After digging deeper, I realized the system was running reinstallations as part of deletions! This unexpected and unexplainable behaviour was the source of our woes. I found it hard to believe the facts even though the figures proved this was happening. So I set out to confirm with the engineers who initially set up the system.

So I set up a website with visuals to show the timelines and then prepared a clear email pointing out the issues and calling out that the data was off and wrong. 

It took me nearly two hours to prepare the details clearly and succinctly; I made a web app visualizing the timeline for problematic instances, crafted an email with clear call-to-actions, and proofread it multiple times. The effort paid off as it proved incontrovertibly that deletions involved installations. 

Shortly afterwards, the original authors responded: oh yeah, sorry about that; we forgot to tell you about that initially because it has always worked that way.

Remediation

Decontaminating the data

The first step was to validate the extent of the damage by analyzing a subset of the dataset. The analysis of the narrowed dataset revealed improved performance and reliability – we could exhale: the engineering changes worked. 

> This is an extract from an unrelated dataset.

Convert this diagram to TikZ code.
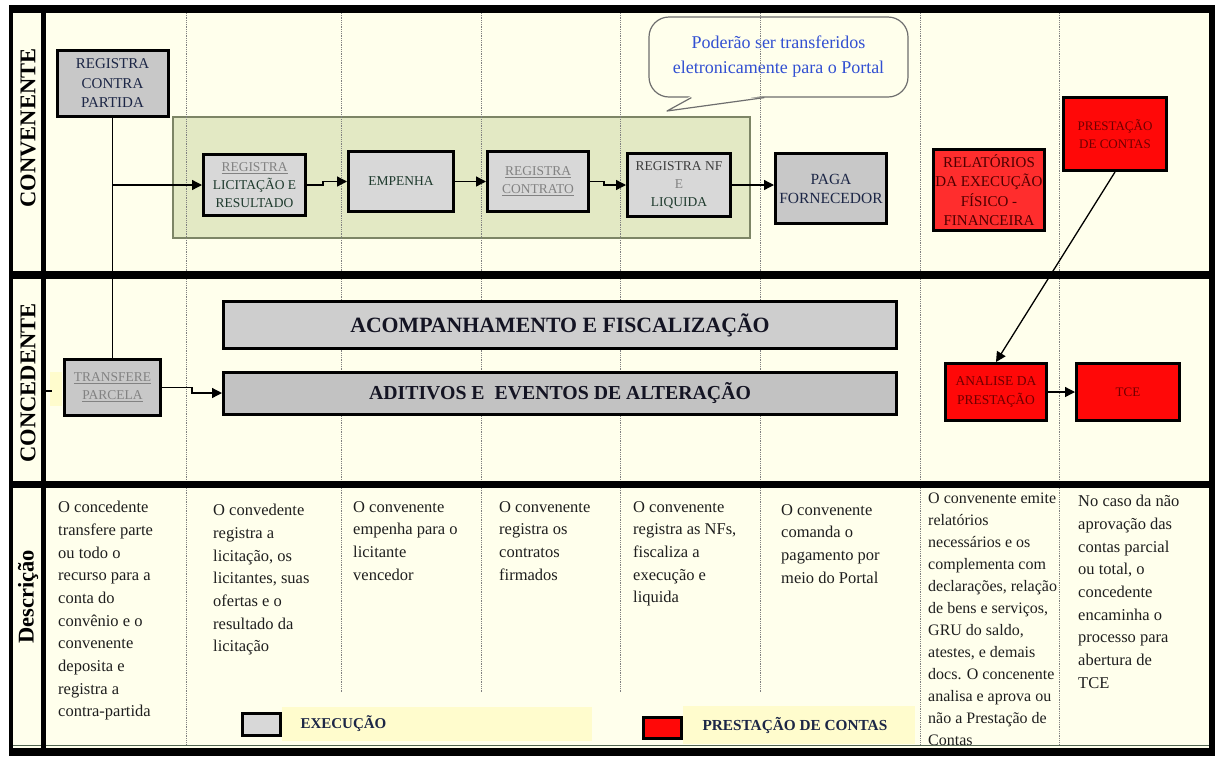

Then the next step was to update the entire pipeline to exclude those invalid instances. Fortunately, excluding resurrected zombie instances from the pipeline was straightforward and the project was back on track.

Owning the story

We had to inform the leadership about the near miss; that was the honourable (albeit uncomfortable) thing to do. We came clean about the challenges we faced, what we learnt, the impact on the project, and the remediation steps.

The top four questions the exec briefing covered were:

  • What could have been better: We trusted without verification
  • What we learnt: Deletions triggering installs threw a wrench in all our analysis and assumptions.
  • What it meant: Even though we had nearly lost 2 months of progress, the project was still on track.
  • What we’d do to prevent recurrences: Spot checks, improved verification

Outcomes

We were able to go all out and complete it ahead of time. I still shudder when I think of other less favourable outcomes: suppose the data inaccuracies masked serious issues and set us back multiple months? Such an outcome would have severely damaged trust.

Lessons

  1. Trust and Verify: I didn’t double-check because I trusted the sign-offs blindly; that embarrassing slip nearly cost us two months of hard workA few tips: have leading indicators to validate or find outsiders to poke holes in your ‘fail-proof’ systems; verification is more work but can save you many blushes.
  2. Own the message: When a project runs into a crisis, what matters most is taking ownership and coming up with solutions. In most cases, how you got into the situation pales compared to how you handled the problem. Informing the execs about our travails was scary, but it was the right thing to do and earned us even more trust and respect. Sweeping bad news under the carpet is like hiding spoilt milk – it doesn’t get better with age.
  3. Seek fast feedback loops: The longer it takes to get results, the more likely you miss detecting failures. Fast feedback loops help you validate risky assumptions; for example, we would have spotted the discrepancies earlier if we had daily deploys.